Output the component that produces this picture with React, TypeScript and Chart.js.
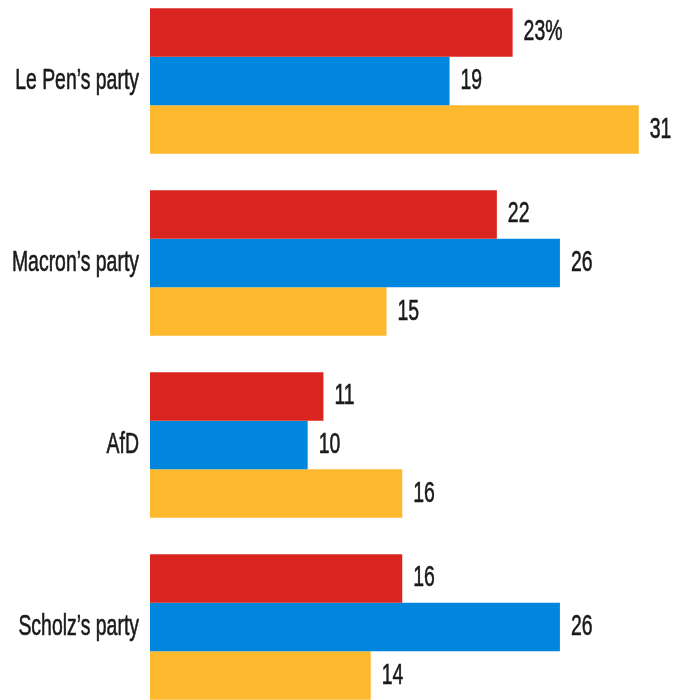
import React, { useEffect, useRef } from "react";
import { Chart, registerables } from "chart.js";

Chart.register(...registerables);

const categories = ["Le Pen\u2019s party", "Macron\u2019s party", "AfD", "Scholz\u2019s party"];
const seriesRed = [23, 22, 11, 16];
const seriesBlue = [19, 26, 10, 26];
const seriesOrange = [31, 15, 16, 14];
const firstLabelSuffix = "%";

const FONT = "'Liberation Sans', Arial, sans-serif";
const FONT_SIZE = 29;
const SQUEEZE = 0.67;
const TEXT_COLOR = "#1a1a1a";

export default function App() {
  const ref = useRef<HTMLCanvasElement | null>(null);

  useEffect(() => {
    if (!ref.current) return;
    const drawText = (ctx: any, txt: string, x: number, y: number, align: string) => {
      ctx.save();
      ctx.translate(x, y);
      ctx.scale(SQUEEZE, 1);
      ctx.textAlign = align;
      ctx.fillText(txt, 0, 0);
      ctx.strokeText(txt, 0, 0);
      ctx.restore();
    };
    const textPlugin = {
      id: "textPlugin",
      afterDatasetsDraw(chart: any) {
        const ctx = chart.ctx;
        const yScale = chart.scales.y;
        const left = chart.chartArea.left;
        ctx.save();
        ctx.font = `${FONT_SIZE}px ${FONT}`;
        ctx.fillStyle = TEXT_COLOR;
        ctx.strokeStyle = TEXT_COLOR;
        ctx.lineWidth = 0.6;
        ctx.textBaseline = "middle";
        categories.forEach((lab, i) => {
          drawText(ctx, lab, left - 11, yScale.getPixelForValue(i), "right");
        });
        chart.data.datasets.forEach((ds: any, di: number) => {
          const meta = chart.getDatasetMeta(di);
          meta.data.forEach((el: any, i: number) => {
            const v = ds.data[i];
            const txt = String(v) + (di === 0 && i === 0 ? firstLabelSuffix : "");
            drawText(ctx, txt, el.x + 11, el.y, "left");
          });
        });
        ctx.restore();
      },
    };
    const chart = new Chart(ref.current, {
      type: "bar",
      data: {
        labels: categories,
        datasets: [
          { data: seriesRed, backgroundColor: "#d9241f" },
          { data: seriesBlue, backgroundColor: "#0086dc" },
          { data: seriesOrange, backgroundColor: "#fdb92e" },
        ],
      },
      options: {
        indexAxis: "y",
        responsive: false,
        animation: false,
        devicePixelRatio: 1,
        layout: { padding: { left: 150, right: 0, top: 0, bottom: 0 } },
        datasets: { bar: { categoryPercentage: 0.8, barPercentage: 1, borderWidth: 0 } },
        plugins: { legend: { display: false }, tooltip: { enabled: false } },
        scales: {
          x: { display: false, min: 0, max: 33.3 },
          y: { display: false, offset: true },
        },
      },
      plugins: [textPlugin],
    } as any);
    return () => chart.destroy();
  }, []);

  return (
    <div
      style={{
        position: "fixed",
        left: 0,
        top: 0,
        width: 675,
        height: 700,
        overflow: "hidden",
        background: "#fff",
      }}
    >
      <canvas
        ref={ref}
        width={675}
        height={728}
        style={{ position: "absolute", left: 0, top: -10, width: 675, height: 728 }}
      />
    </div>
  );
}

## Written request
Make an exact copy of the data above, pictures excluded.

## Full response
Output the component that produces this picture with React, TypeScript and Chart.js.
import React, { useEffect, useRef } from "react";
import { Chart, registerables } from "chart.js";

Chart.register(...registerables);

const categories = ["Le Pen\u2019s party", "Macron\u2019s party", "AfD", "Scholz\u2019s party"];
const seriesRed = [23, 22, 11, 16];
const seriesBlue = [19, 26, 10, 26];
const seriesOrange = [31, 15, 16, 14];
const firstLabelSuffix = "%";

const FONT = "'Liberation Sans', Arial, sans-serif";
const FONT_SIZE = 29;
const SQUEEZE = 0.67;
const TEXT_COLOR = "#1a1a1a";

export default function App() {
  const ref = useRef<HTMLCanvasElement | null>(null);

  useEffect(() => {
    if (!ref.current) return;
    const drawText = (ctx: any, txt: string, x: number, y: number, align: string) => {
      ctx.save();
      ctx.translate(x, y);
      ctx.scale(SQUEEZE, 1);
      ctx.textAlign = align;
      ctx.fillText(txt, 0, 0);
      ctx.strokeText(txt, 0, 0);
      ctx.restore();
    };
    const textPlugin = {
      id: "textPlugin",
      afterDatasetsDraw(chart: any) {
        const ctx = chart.ctx;
        const yScale = chart.scales.y;
        const left = chart.chartArea.left;
        ctx.save();
        ctx.font = `${FONT_SIZE}px ${FONT}`;
        ctx.fillStyle = TEXT_COLOR;
        ctx.strokeStyle = TEXT_COLOR;
        ctx.lineWidth = 0.6;
        ctx.textBaseline = "middle";
        categories.forEach((lab, i) => {
          drawText(ctx, lab, left - 11, yScale.getPixelForValue(i), "right");
        });
        chart.data.datasets.forEach((ds: any, di: number) => {
          const meta = chart.getDatasetMeta(di);
          meta.data.forEach((el: any, i: number) => {
            const v = ds.data[i];
            const txt = String(v) + (di === 0 && i === 0 ? firstLabelSuffix : "");
            drawText(ctx, txt, el.x + 11, el.y, "left");
          });
        });
        ctx.restore();
      },
    };
    const chart = new Chart(ref.current, {
      type: "bar",
      data: {
        labels: categories,
        datasets: [
          { data: seriesRed, backgroundColor: "#d9241f" },
          { data: seriesBlue, backgroundColor: "#0086dc" },
          { data: seriesOrange, backgroundColor: "#fdb92e" },
        ],
      },
      options: {
        indexAxis: "y",
        responsive: false,
        animation: false,
        devicePixelRatio: 1,
        layout: { padding: { left: 150, right: 0, top: 0, bottom: 0 } },
        datasets: { bar: { categoryPercentage: 0.8, barPercentage: 1, borderWidth: 0 } },
        plugins: { legend: { display: false }, tooltip: { enabled: false } },
        scales: {
          x: { display: false, min: 0, max: 33.3 },
          y: { display: false, offset: true },
        },
      },
      plugins: [textPlugin],
    } as any);
    return () => chart.destroy();
  }, []);

  return (
    <div
      style={{
        position: "fixed",
        left: 0,
        top: 0,
        width: 675,
        height: 700,
        overflow: "hidden",
        background: "#fff",
      }}
    >
      <canvas
        ref={ref}
        width={675}
        height={728}
        style={{ position: "absolute", left: 0, top: -10, width: 675, height: 728 }}
      />
    </div>
  );
}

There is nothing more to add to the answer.